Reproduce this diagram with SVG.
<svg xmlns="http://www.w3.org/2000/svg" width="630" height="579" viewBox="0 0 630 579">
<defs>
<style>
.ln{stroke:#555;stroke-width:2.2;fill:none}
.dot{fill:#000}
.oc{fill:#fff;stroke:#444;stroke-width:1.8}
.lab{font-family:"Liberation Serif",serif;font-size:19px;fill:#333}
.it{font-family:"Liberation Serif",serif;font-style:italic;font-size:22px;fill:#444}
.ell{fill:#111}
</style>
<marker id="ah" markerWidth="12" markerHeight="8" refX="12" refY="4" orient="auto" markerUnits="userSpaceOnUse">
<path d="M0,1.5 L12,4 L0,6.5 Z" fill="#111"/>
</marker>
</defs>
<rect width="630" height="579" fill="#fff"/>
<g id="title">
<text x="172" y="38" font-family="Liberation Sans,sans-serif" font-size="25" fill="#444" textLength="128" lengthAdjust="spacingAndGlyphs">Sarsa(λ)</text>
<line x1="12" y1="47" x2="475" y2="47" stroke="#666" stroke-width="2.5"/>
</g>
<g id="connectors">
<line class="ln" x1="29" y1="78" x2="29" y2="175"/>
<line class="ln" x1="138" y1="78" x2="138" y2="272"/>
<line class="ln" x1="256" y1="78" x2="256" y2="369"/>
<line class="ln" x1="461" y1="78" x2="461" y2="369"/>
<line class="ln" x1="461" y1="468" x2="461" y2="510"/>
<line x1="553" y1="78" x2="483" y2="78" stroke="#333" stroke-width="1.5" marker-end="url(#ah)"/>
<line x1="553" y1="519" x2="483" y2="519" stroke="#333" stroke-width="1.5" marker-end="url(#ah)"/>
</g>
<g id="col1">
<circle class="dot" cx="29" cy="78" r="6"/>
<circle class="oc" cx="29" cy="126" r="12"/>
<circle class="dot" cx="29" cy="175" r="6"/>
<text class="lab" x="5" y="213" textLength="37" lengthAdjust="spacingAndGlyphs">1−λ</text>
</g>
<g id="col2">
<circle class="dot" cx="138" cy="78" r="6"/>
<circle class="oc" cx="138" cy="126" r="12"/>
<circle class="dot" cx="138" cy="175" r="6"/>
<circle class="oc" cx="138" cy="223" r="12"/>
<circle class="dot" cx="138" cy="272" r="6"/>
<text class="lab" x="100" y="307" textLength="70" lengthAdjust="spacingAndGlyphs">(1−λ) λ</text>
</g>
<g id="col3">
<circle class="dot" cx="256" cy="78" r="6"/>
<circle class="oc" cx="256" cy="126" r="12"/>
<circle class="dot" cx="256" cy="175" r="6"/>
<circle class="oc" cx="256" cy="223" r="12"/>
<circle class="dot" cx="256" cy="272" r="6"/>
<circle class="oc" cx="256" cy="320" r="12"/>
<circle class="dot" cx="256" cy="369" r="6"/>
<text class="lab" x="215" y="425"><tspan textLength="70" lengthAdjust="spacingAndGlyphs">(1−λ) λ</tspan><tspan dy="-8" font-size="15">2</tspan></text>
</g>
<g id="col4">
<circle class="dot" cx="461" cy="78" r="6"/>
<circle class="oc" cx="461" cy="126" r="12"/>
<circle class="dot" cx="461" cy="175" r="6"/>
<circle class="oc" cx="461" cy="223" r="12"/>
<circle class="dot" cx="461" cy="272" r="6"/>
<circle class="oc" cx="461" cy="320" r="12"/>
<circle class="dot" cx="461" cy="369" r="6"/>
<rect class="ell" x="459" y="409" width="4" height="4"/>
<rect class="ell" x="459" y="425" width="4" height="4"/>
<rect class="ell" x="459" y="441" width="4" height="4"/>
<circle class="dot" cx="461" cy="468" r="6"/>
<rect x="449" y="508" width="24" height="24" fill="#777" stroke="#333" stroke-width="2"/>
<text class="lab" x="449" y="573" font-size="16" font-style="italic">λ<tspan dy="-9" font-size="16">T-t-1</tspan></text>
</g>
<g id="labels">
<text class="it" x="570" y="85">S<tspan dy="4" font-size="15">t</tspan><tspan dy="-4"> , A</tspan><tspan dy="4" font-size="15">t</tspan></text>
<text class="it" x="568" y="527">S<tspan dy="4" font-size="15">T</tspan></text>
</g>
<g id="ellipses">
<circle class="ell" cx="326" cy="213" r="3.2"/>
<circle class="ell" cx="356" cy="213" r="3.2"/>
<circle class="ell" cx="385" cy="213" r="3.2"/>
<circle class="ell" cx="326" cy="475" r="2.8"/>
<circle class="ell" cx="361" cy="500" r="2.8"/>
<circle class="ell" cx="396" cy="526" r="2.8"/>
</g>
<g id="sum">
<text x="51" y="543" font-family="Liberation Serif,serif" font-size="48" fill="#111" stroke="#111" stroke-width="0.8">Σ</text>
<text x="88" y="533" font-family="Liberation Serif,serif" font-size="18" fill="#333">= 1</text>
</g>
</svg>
=====
Retype the listing exactly, in full.

• **OUTPUT FOR THIS EXERCISE**
Reproduce this diagram with SVG.
<svg xmlns="http://www.w3.org/2000/svg" width="630" height="579" viewBox="0 0 630 579">
<defs>
<style>
.ln{stroke:#555;stroke-width:2.2;fill:none}
.dot{fill:#000}
.oc{fill:#fff;stroke:#444;stroke-width:1.8}
.lab{font-family:"Liberation Serif",serif;font-size:19px;fill:#333}
.it{font-family:"Liberation Serif",serif;font-style:italic;font-size:22px;fill:#444}
.ell{fill:#111}
</style>
<marker id="ah" markerWidth="12" markerHeight="8" refX="12" refY="4" orient="auto" markerUnits="userSpaceOnUse">
<path d="M0,1.5 L12,4 L0,6.5 Z" fill="#111"/>
</marker>
</defs>
<rect width="630" height="579" fill="#fff"/>
<g id="title">
<text x="172" y="38" font-family="Liberation Sans,sans-serif" font-size="25" fill="#444" textLength="128" lengthAdjust="spacingAndGlyphs">Sarsa(λ)</text>
<line x1="12" y1="47" x2="475" y2="47" stroke="#666" stroke-width="2.5"/>
</g>
<g id="connectors">
<line class="ln" x1="29" y1="78" x2="29" y2="175"/>
<line class="ln" x1="138" y1="78" x2="138" y2="272"/>
<line class="ln" x1="256" y1="78" x2="256" y2="369"/>
<line class="ln" x1="461" y1="78" x2="461" y2="369"/>
<line class="ln" x1="461" y1="468" x2="461" y2="510"/>
<line x1="553" y1="78" x2="483" y2="78" stroke="#333" stroke-width="1.5" marker-end="url(#ah)"/>
<line x1="553" y1="519" x2="483" y2="519" stroke="#333" stroke-width="1.5" marker-end="url(#ah)"/>
</g>
<g id="col1">
<circle class="dot" cx="29" cy="78" r="6"/>
<circle class="oc" cx="29" cy="126" r="12"/>
<circle class="dot" cx="29" cy="175" r="6"/>
<text class="lab" x="5" y="213" textLength="37" lengthAdjust="spacingAndGlyphs">1−λ</text>
</g>
<g id="col2">
<circle class="dot" cx="138" cy="78" r="6"/>
<circle class="oc" cx="138" cy="126" r="12"/>
<circle class="dot" cx="138" cy="175" r="6"/>
<circle class="oc" cx="138" cy="223" r="12"/>
<circle class="dot" cx="138" cy="272" r="6"/>
<text class="lab" x="100" y="307" textLength="70" lengthAdjust="spacingAndGlyphs">(1−λ) λ</text>
</g>
<g id="col3">
<circle class="dot" cx="256" cy="78" r="6"/>
<circle class="oc" cx="256" cy="126" r="12"/>
<circle class="dot" cx="256" cy="175" r="6"/>
<circle class="oc" cx="256" cy="223" r="12"/>
<circle class="dot" cx="256" cy="272" r="6"/>
<circle class="oc" cx="256" cy="320" r="12"/>
<circle class="dot" cx="256" cy="369" r="6"/>
<text class="lab" x="215" y="425"><tspan textLength="70" lengthAdjust="spacingAndGlyphs">(1−λ) λ</tspan><tspan dy="-8" font-size="15">2</tspan></text>
</g>
<g id="col4">
<circle class="dot" cx="461" cy="78" r="6"/>
<circle class="oc" cx="461" cy="126" r="12"/>
<circle class="dot" cx="461" cy="175" r="6"/>
<circle class="oc" cx="461" cy="223" r="12"/>
<circle class="dot" cx="461" cy="272" r="6"/>
<circle class="oc" cx="461" cy="320" r="12"/>
<circle class="dot" cx="461" cy="369" r="6"/>
<rect class="ell" x="459" y="409" width="4" height="4"/>
<rect class="ell" x="459" y="425" width="4" height="4"/>
<rect class="ell" x="459" y="441" width="4" height="4"/>
<circle class="dot" cx="461" cy="468" r="6"/>
<rect x="449" y="508" width="24" height="24" fill="#777" stroke="#333" stroke-width="2"/>
<text class="lab" x="449" y="573" font-size="16" font-style="italic">λ<tspan dy="-9" font-size="16">T-t-1</tspan></text>
</g>
<g id="labels">
<text class="it" x="570" y="85">S<tspan dy="4" font-size="15">t</tspan><tspan dy="-4"> , A</tspan><tspan dy="4" font-size="15">t</tspan></text>
<text class="it" x="568" y="527">S<tspan dy="4" font-size="15">T</tspan></text>
</g>
<g id="ellipses">
<circle class="ell" cx="326" cy="213" r="3.2"/>
<circle class="ell" cx="356" cy="213" r="3.2"/>
<circle class="ell" cx="385" cy="213" r="3.2"/>
<circle class="ell" cx="326" cy="475" r="2.8"/>
<circle class="ell" cx="361" cy="500" r="2.8"/>
<circle class="ell" cx="396" cy="526" r="2.8"/>
</g>
<g id="sum">
<text x="51" y="543" font-family="Liberation Serif,serif" font-size="48" fill="#111" stroke="#111" stroke-width="0.8">Σ</text>
<text x="88" y="533" font-family="Liberation Serif,serif" font-size="18" fill="#333">= 1</text>
</g>
</svg>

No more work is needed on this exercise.